At the retrial, however, it was undisputed that Mr. Litvak did not act as the agent of the counterparty on the transaction for which he was convicted. Nevertheless, the testimony on agency was admitted at the urging of the government which claimed that if “trust exists . . . a jury could interpret misstatements by appellant as more likely to be material.” Yet the materiality standard is an objective one based on a hypothetical, reasonable investor. “It can hardly be the law that the ‘point of view’ . . . of an investor who is admitted to be wrong . . . is relevant to prove what a reasonable investor . . .would have deemed important. The agency issue raised by the government’s proffer of Norris’s [counterparty witness] testimony was indeed an irrevelant ‘red herring,’” the Court found. “While the individual views of a counterparty trader may usually be relevant to the nature of the market involved . . . a reasonable investor would not misperceive the role of a broker-dealer in the RMBS market.” The fact that the compliance department of the firm at which the witness was employed instructed him that the trader was not an agent but rather was acting as a principle confirms this point, the Court found.
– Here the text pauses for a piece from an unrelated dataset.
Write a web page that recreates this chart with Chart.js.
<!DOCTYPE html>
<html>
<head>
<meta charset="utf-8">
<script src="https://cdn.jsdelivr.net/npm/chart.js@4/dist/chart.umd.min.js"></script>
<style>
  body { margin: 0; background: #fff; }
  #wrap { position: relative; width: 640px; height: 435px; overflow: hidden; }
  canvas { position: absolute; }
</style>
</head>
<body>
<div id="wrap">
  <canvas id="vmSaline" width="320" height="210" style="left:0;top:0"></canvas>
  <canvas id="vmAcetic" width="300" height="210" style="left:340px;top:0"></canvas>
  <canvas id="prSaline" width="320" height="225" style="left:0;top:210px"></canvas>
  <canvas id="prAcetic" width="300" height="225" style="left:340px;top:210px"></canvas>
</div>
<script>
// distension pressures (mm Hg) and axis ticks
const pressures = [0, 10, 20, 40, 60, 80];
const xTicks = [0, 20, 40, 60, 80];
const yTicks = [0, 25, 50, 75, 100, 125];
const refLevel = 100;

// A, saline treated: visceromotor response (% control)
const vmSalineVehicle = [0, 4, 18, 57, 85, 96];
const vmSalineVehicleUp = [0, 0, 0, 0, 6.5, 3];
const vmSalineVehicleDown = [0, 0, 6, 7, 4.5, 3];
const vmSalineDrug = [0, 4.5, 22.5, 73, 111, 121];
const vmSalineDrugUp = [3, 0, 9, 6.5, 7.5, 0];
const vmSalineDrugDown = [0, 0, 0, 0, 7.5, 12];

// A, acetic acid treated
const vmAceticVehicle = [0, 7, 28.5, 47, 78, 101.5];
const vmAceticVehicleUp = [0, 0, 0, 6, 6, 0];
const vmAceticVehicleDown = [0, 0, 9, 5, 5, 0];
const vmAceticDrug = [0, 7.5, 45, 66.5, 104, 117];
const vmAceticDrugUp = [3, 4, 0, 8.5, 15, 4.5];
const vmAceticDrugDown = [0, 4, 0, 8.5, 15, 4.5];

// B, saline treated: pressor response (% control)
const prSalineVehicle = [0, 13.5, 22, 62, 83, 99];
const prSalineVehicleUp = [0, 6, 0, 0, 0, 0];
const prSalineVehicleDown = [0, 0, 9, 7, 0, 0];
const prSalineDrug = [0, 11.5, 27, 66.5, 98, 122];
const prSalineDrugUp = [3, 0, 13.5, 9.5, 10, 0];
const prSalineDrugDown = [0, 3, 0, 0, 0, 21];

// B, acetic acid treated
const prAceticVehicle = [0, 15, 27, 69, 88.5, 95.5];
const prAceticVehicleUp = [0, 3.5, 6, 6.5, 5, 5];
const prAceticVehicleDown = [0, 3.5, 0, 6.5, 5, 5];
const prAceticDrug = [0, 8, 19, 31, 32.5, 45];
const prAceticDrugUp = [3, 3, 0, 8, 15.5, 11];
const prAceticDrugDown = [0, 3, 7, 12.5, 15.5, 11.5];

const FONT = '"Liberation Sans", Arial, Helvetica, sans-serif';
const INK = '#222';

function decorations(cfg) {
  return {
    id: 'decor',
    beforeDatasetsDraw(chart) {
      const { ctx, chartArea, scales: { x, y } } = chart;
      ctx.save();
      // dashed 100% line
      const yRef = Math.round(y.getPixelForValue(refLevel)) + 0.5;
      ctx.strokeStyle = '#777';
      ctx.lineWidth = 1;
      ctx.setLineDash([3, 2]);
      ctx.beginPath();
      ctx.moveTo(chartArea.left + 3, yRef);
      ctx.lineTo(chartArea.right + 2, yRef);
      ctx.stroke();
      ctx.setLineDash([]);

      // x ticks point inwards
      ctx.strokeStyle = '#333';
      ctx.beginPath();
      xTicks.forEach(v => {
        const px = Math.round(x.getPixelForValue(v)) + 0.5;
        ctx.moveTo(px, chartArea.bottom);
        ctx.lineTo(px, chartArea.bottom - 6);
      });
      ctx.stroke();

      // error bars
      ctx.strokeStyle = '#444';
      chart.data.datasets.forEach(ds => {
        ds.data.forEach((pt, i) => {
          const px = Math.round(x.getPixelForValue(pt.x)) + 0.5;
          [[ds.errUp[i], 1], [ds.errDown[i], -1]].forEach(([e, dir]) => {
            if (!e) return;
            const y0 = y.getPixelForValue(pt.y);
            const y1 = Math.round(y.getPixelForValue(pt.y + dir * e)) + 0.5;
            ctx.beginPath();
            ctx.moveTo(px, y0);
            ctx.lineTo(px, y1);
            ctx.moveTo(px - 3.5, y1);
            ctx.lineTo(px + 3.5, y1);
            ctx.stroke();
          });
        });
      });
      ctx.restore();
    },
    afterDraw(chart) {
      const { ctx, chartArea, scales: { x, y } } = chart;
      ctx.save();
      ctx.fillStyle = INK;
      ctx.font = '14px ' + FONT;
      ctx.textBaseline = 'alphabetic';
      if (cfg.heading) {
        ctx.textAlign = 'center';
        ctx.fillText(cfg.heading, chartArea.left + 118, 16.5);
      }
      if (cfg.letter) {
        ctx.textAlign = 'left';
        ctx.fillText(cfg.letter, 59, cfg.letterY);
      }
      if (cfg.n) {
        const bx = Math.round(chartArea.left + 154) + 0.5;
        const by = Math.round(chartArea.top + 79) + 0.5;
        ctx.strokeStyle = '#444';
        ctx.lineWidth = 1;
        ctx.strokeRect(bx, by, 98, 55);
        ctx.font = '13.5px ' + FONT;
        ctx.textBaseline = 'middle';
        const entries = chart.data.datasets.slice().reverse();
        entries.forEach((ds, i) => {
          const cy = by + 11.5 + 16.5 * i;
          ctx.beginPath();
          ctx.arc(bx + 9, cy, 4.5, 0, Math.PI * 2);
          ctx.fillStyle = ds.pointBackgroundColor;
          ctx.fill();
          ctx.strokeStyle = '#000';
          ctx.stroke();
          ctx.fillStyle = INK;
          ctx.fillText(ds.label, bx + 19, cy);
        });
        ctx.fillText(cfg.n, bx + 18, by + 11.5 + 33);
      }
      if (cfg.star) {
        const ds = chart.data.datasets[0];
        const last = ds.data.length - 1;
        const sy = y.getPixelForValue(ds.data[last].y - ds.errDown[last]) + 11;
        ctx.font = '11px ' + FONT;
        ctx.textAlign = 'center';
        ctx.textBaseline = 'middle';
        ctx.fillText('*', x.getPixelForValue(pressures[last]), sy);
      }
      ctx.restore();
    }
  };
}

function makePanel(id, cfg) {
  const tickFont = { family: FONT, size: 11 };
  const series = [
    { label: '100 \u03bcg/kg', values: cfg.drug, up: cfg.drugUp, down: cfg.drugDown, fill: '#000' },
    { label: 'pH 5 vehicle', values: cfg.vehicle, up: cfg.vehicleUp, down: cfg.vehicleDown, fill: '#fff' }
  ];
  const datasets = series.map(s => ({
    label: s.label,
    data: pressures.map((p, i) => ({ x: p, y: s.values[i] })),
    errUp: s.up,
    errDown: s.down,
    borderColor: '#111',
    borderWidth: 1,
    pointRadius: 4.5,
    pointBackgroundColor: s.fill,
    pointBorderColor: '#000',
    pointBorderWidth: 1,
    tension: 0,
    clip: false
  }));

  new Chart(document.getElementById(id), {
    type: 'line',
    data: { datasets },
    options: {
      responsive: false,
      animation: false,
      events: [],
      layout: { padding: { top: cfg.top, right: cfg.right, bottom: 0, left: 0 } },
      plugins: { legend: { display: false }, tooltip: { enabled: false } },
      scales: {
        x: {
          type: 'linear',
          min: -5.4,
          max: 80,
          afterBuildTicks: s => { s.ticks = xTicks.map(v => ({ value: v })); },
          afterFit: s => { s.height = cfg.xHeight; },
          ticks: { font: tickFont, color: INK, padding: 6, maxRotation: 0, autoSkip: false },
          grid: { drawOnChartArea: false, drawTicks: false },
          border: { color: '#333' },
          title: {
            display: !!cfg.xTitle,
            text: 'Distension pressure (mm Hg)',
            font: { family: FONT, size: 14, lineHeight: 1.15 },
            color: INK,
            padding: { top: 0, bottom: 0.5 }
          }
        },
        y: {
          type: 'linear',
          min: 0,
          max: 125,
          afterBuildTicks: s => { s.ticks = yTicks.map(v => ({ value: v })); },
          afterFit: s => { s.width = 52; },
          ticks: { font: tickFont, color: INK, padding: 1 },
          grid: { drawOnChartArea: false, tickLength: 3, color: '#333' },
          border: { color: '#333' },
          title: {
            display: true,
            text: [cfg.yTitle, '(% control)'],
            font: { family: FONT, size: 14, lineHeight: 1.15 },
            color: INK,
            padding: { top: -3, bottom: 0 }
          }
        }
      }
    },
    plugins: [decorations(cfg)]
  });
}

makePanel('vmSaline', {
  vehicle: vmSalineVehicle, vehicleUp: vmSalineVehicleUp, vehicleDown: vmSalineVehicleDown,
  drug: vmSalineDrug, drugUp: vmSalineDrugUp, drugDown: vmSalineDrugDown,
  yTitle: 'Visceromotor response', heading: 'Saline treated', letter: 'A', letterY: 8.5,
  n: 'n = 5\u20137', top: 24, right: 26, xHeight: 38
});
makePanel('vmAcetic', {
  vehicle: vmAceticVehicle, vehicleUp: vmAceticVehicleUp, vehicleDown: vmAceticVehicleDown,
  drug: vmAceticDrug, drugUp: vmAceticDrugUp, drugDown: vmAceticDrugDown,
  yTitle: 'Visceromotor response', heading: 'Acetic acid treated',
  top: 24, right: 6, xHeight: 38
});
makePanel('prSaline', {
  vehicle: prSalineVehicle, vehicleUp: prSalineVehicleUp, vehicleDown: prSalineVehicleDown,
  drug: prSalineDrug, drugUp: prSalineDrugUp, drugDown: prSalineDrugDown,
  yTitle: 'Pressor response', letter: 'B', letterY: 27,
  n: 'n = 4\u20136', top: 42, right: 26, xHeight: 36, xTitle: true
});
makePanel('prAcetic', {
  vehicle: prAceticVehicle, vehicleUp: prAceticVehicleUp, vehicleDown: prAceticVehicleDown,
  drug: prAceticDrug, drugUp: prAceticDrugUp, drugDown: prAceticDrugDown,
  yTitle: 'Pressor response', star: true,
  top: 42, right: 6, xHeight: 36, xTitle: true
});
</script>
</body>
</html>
Under the circumstances of this case, the “government’s concept of subjective trust as evidence of materiality became a back door for the jury to apply the heightened expectations of trust that an agency relationship carries. The government’s argument similarly ignores the settled law that those at either end of an arms-length transaction are acting only in their own self-interest.” Accordingly, the admission of the testimony was error and, in view of the verdict on the one count, it cannot be harmless. This is particularly true in view of the fact that on the counts where the jury returned verdicts of acquittal there either was no counterparty testimony or those parties testified that the statements of the trader were viewed with suspicion. “We conclude that the district court’s error in admitting testimony on agency was not harmless and requires a vacatur.” The judgment of conviction was reversed, Mr. Litvak ordered released on an appropriate bond, and the case remanded for further proceedings.

Comment

Litvak is one of a number of criminal cases brought by the U.S. Attorney’s Office, at times paralleled by the SEC, tied to trading in RMBS or similar securities in opaque markets as discussed here. Typically those cases centered on claims by the government that the trader made misrepresentations to the counterparties which constituted fraud. While the relationship among the traders and counterparties, as here, was critical in each instance, the role of compliance was also key.

In the second appeal by Mr. Litvak the fact that compliance confirmed the lack of an agency relationship was important to the Court’s decision. In other cases in this group (here), compliance apparently enabled the traders who believed that the department knew and tolerated the “wild west” and “anything goes” kind of tactics often used in these markets which are at the center of all the cases. This more than suggests that the real point of all these cases is not so much the statements made by traders to counterparties but the role of compliance. Better, more effective compliance could have prevented the wild west atmosphere and avoided all of the government enforcement actions – compliance should be the first line of defense for a firm and its employees, not, as here, the last.